Task description
Repeat the data word for word. Do not include the pictures.

─── Source data

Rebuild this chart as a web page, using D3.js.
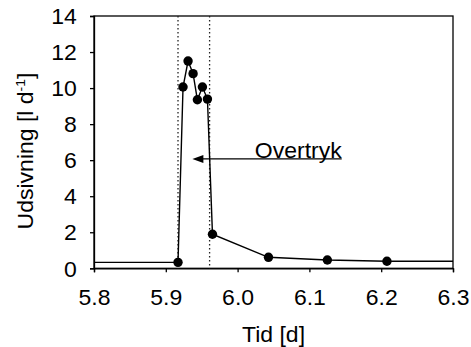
<!DOCTYPE html>
<html>
<head>
<meta charset="utf-8">
<script src="https://cdn.jsdelivr.net/npm/d3@7"></script>
<style>
  html, body { margin: 0; padding: 0; background: #fff; }
  svg { display: block; }
  text { font-family: "Liberation Sans", Arial, sans-serif; fill: #000; }
</style>
</head>
<body>
<svg id="chart" width="471" height="347"></svg>
<script>
// Measured outflow (l/d) over time (days)
const times  = [5.917, 5.924, 5.931, 5.938, 5.944, 5.951, 5.958, 5.965, 6.043, 6.125, 6.208];
const values = [0.33, 10.06, 11.5, 10.8, 9.35, 10.06, 9.39, 1.89, 0.61, 0.46, 0.39];
// Baseline level before and after the measured points
const leadIn = [5.8, 0.33];
const tail   = [6.3, 0.39];
// Overpressure period boundaries
const overpressure = [5.917, 5.961];
// Annotation arrow (from, to) in data units
const arrowT = [6.145, 5.937];
const arrowV = 6.07;
const arrowLabel = "Overtryk";

const xTicks = [5.8, 5.9, 6.0, 6.1, 6.2, 6.3];
const yTicks = [0, 2, 4, 6, 8, 10, 12, 14];

const FS = 21.5;      // label font size
const SX = 1.07;      // slight horizontal widening of glyphs

const svg = d3.select("#chart");
const x = d3.scaleLinear().domain([5.8, 6.3]).range([94, 453]);
const y = d3.scaleLinear().domain([0, 14]).range([268.3, 16]);

// Frame
svg.append("rect")
  .attr("x", x(5.8)).attr("y", y(14))
  .attr("width", x(6.3) - x(5.8)).attr("height", y(0) - y(14))
  .attr("fill", "none").attr("stroke", "#000").attr("stroke-width", 1.3);

// Axes
const xAxis = d3.axisBottom(x).tickValues(xTicks).tickFormat(d3.format(".1f"))
  .tickSize(4).tickPadding(17);
const yAxis = d3.axisLeft(y).tickValues(yTicks).tickFormat(d3.format("d"))
  .tickSize(4).tickPadding(12);

const gx = svg.append("g").attr("transform", `translate(0,${y(0)})`).call(xAxis);
const gy = svg.append("g").attr("transform", `translate(${x(5.8)},0)`).call(yAxis);
[gx, gy].forEach(g => {
  g.select(".domain").attr("stroke", "#000").attr("stroke-width", 1.3);
  g.selectAll(".tick line").attr("stroke", "#000").attr("stroke-width", 1.3);
  g.selectAll(".tick text")
    .attr("font-size", FS)
    .attr("font-family", "Liberation Sans, Arial, sans-serif")
    .attr("fill", "#000")
    .attr("transform", `scale(${SX},1)`);
});
gy.selectAll(".tick text").attr("dy", "0.36em");

// Dotted period markers
svg.append("g").selectAll("line").data(overpressure).join("line")
  .attr("x1", d => x(d)).attr("x2", d => x(d))
  .attr("y1", y(14)).attr("y2", y(0))
  .attr("stroke", "#222").attr("stroke-width", 1.3)
  .attr("stroke-dasharray", "1.4,2.6");

// Series line
const pts = [leadIn].concat(times.map((t, i) => [t, values[i]])).concat([tail]);
svg.append("path")
  .datum(pts)
  .attr("fill", "none").attr("stroke", "#000").attr("stroke-width", 1.4)
  .attr("d", d3.line().x(d => x(d[0])).y(d => y(d[1])));

svg.append("g").selectAll("circle").data(times).join("circle")
  .attr("cx", d => x(d)).attr("cy", (d, i) => y(values[i]))
  .attr("r", 4.7).attr("fill", "#000");

// Annotation arrow
const ay = y(arrowV), tip = x(arrowT[1]);
svg.append("line")
  .attr("x1", x(arrowT[0])).attr("x2", tip + 6)
  .attr("y1", ay).attr("y2", ay)
  .attr("stroke", "#000").attr("stroke-width", 1.3);
svg.append("path")
  .attr("d", `M${tip},${ay}L${tip + 11},${ay - 4}L${tip + 11},${ay + 4}Z`)
  .attr("fill", "#000");
svg.append("text")
  .attr("transform", `translate(${x(arrowT[0])},${ay - 1.3}) scale(${SX},1)`)
  .attr("text-anchor", "end").attr("font-size", FS)
  .text(arrowLabel);

// Axis titles
svg.append("text")
  .attr("transform", `translate(${(x(5.8) + x(6.3)) / 2},341.5) scale(${SX},1)`)
  .attr("text-anchor", "middle").attr("font-size", FS)
  .text("Tid [d]");

const yt = svg.append("text")
  .attr("transform", `translate(33,151) rotate(-90) scale(${SX},1)`)
  .attr("text-anchor", "middle").attr("font-size", FS);
yt.append("tspan").text("Udsivning [l d");
yt.append("tspan").attr("font-size", 13).attr("dy", -8).text("-1");
yt.append("tspan").attr("dy", 8).text("]");
</script>
</body>
</html>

──────

Answer to the problem
Rebuild this chart as a web page, using D3.js.
<!DOCTYPE html>
<html>
<head>
<meta charset="utf-8">
<script src="https://cdn.jsdelivr.net/npm/d3@7"></script>
<style>
  html, body { margin: 0; padding: 0; background: #fff; }
  svg { display: block; }
  text { font-family: "Liberation Sans", Arial, sans-serif; fill: #000; }
</style>
</head>
<body>
<svg id="chart" width="471" height="347"></svg>
<script>
// Measured outflow (l/d) over time (days)
const times  = [5.917, 5.924, 5.931, 5.938, 5.944, 5.951, 5.958, 5.965, 6.043, 6.125, 6.208];
const values = [0.33, 10.06, 11.5, 10.8, 9.35, 10.06, 9.39, 1.89, 0.61, 0.46, 0.39];
// Baseline level before and after the measured points
const leadIn = [5.8, 0.33];
const tail   = [6.3, 0.39];
// Overpressure period boundaries
const overpressure = [5.917, 5.961];
// Annotation arrow (from, to) in data units
const arrowT = [6.145, 5.937];
const arrowV = 6.07;
const arrowLabel = "Overtryk";

const xTicks = [5.8, 5.9, 6.0, 6.1, 6.2, 6.3];
const yTicks = [0, 2, 4, 6, 8, 10, 12, 14];

const FS = 21.5;      // label font size
const SX = 1.07;      // slight horizontal widening of glyphs

const svg = d3.select("#chart");
const x = d3.scaleLinear().domain([5.8, 6.3]).range([94, 453]);
const y = d3.scaleLinear().domain([0, 14]).range([268.3, 16]);

// Frame
svg.append("rect")
  .attr("x", x(5.8)).attr("y", y(14))
  .attr("width", x(6.3) - x(5.8)).attr("height", y(0) - y(14))
  .attr("fill", "none").attr("stroke", "#000").attr("stroke-width", 1.3);

// Axes
const xAxis = d3.axisBottom(x).tickValues(xTicks).tickFormat(d3.format(".1f"))
  .tickSize(4).tickPadding(17);
const yAxis = d3.axisLeft(y).tickValues(yTicks).tickFormat(d3.format("d"))
  .tickSize(4).tickPadding(12);

const gx = svg.append("g").attr("transform", `translate(0,${y(0)})`).call(xAxis);
const gy = svg.append("g").attr("transform", `translate(${x(5.8)},0)`).call(yAxis);
[gx, gy].forEach(g => {
  g.select(".domain").attr("stroke", "#000").attr("stroke-width", 1.3);
  g.selectAll(".tick line").attr("stroke", "#000").attr("stroke-width", 1.3);
  g.selectAll(".tick text")
    .attr("font-size", FS)
    .attr("font-family", "Liberation Sans, Arial, sans-serif")
    .attr("fill", "#000")
    .attr("transform", `scale(${SX},1)`);
});
gy.selectAll(".tick text").attr("dy", "0.36em");

// Dotted period markers
svg.append("g").selectAll("line").data(overpressure).join("line")
  .attr("x1", d => x(d)).attr("x2", d => x(d))
  .attr("y1", y(14)).attr("y2", y(0))
  .attr("stroke", "#222").attr("stroke-width", 1.3)
  .attr("stroke-dasharray", "1.4,2.6");

// Series line
const pts = [leadIn].concat(times.map((t, i) => [t, values[i]])).concat([tail]);
svg.append("path")
  .datum(pts)
  .attr("fill", "none").attr("stroke", "#000").attr("stroke-width", 1.4)
  .attr("d", d3.line().x(d => x(d[0])).y(d => y(d[1])));

svg.append("g").selectAll("circle").data(times).join("circle")
  .attr("cx", d => x(d)).attr("cy", (d, i) => y(values[i]))
  .attr("r", 4.7).attr("fill", "#000");

// Annotation arrow
const ay = y(arrowV), tip = x(arrowT[1]);
svg.append("line")
  .attr("x1", x(arrowT[0])).attr("x2", tip + 6)
  .attr("y1", ay).attr("y2", ay)
  .attr("stroke", "#000").attr("stroke-width", 1.3);
svg.append("path")
  .attr("d", `M${tip},${ay}L${tip + 11},${ay - 4}L${tip + 11},${ay + 4}Z`)
  .attr("fill", "#000");
svg.append("text")
  .attr("transform", `translate(${x(arrowT[0])},${ay - 1.3}) scale(${SX},1)`)
  .attr("text-anchor", "end").attr("font-size", FS)
  .text(arrowLabel);

// Axis titles
svg.append("text")
  .attr("transform", `translate(${(x(5.8) + x(6.3)) / 2},341.5) scale(${SX},1)`)
  .attr("text-anchor", "middle").attr("font-size", FS)
  .text("Tid [d]");

const yt = svg.append("text")
  .attr("transform", `translate(33,151) rotate(-90) scale(${SX},1)`)
  .attr("text-anchor", "middle").attr("font-size", FS);
yt.append("tspan").text("Udsivning [l d");
yt.append("tspan").attr("font-size", 13).attr("dy", -8).text("-1");
yt.append("tspan").attr("dy", 8).text("]");
</script>
</body>
</html>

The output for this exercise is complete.